The Barbies that Leo never played with

Sarah Ditum wrote in the New Statesman today about being genderqueer as a child. No I’m just kidding, she wrote about being a child who thought her favorite cartoon character was a girl.

My reasoning went like this: I am the most important person in the world and a girl, therefore the most important person in my favourite cartoon must also be a girl. And many happy games of Muskehounds were played by me, in my dungarees, oblivious to the unlikelihood of a children’s cartoon having a female lead in the first place, let alone giving that female lead the lovely Juliette as a romantic interest.

Then she realized her mistake, and grew up to be a feminist. I recognize that trajectory. A lot of us do.

But it could all have gone another way. On Radio 4’s iPM this week, the mother of a 10-year-old called Leo explained that one of the reasons she knew her female child must be either a boy or non-binary was that Leo’s fictional idols were always male: Peter Pan, Iron Man, Wolverine.

Another piece of evidence was that Leo prefers pirates over princesses as a birthday party theme. And then there were the Barbies that Leo never played with. All of this, according to Leo’s mum, showed that Leo couldn’t really be a girl but must instead be either “male mind who happened to be born in a female body” or (in the family’s current favoured explanation) “a non-binary mind who happened to be born in a female body.”

Yeah well guess what, we’re all non-binary minds who happen to be born in either a female or a male body.

(Don’t any of these credulous parents remember their own childhoods? Were they all so tranquilly “cis” that these failures to match the stereotypes simply never happened at all? Not a single yearning glance at pirate adventures or tea sets?)

Accounts of trans children consistently return to these stereotypes. Long hair or short hair. Trousers or frocks. Blue or pink. Children’s preferences are filtered through an adult rubric of gender and used to decide what sex they “really” are, despite the fact that we should know by now that sex is nothing more or less than our bodies. Our sex is a fundamental fact of who we are and how we are treated, but its ultimate truth is not decided by where we fall between the rigidly maintained domains of pink and blue. And thank goodness, because as much as I liked being a cartoon dog, I’m glad I know I’m a female human.

And a female human, furthermore, who doesn’t have to comply with the stupid stereotypes, and knows she doesn’t have to.

Laurie Penny said no that’s all wrong on Twitter.

@NewStatesman @sarahditum this is a reductive interpretation of what it means to be genderqueer/non-binary. Yes, lots of reporting is sexist

the more interesting question is why cis writers feel such a need to deny the experience of trans/NB people.
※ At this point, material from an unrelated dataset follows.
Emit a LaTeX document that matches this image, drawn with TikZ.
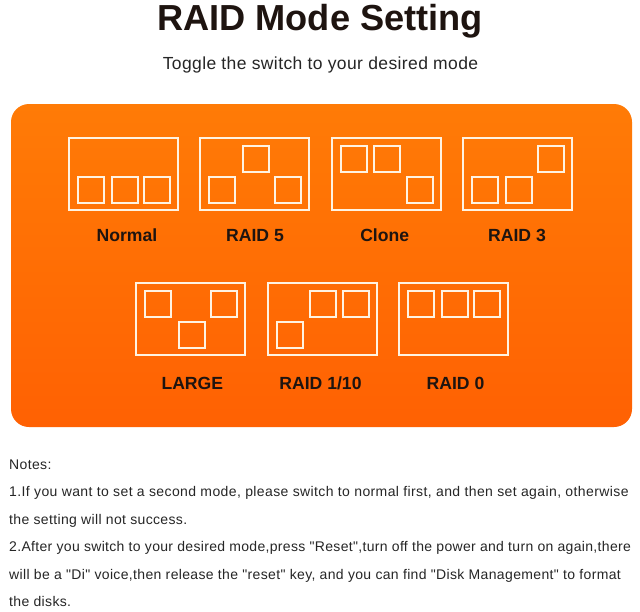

What I want to know is how Laurie Penny thinks she knows what “the experience of trans/NB people” is, and how she thinks she knows it is experience as opposed to just new words people have decided to use. What is experience and what is a label?

Sarah starts off with her own experience, which is valid. But it doesn’t invalidate other experiences.

I consider myself a genderqueer woman. I was never a tomboy growing up. One of my sisters was. She’s cis.

Penny naïvely takes those labels to be transparent and reliable, when they could be just different words to describe exactly what Sarah is talking about. What does she mean by “a genderqueer woman” and what makes her so sure it’s different from “a female human”? How does she know her sister is “cis” and that that word accurately describes anything?

I’d like to know, but I doubt I’ll ever find out.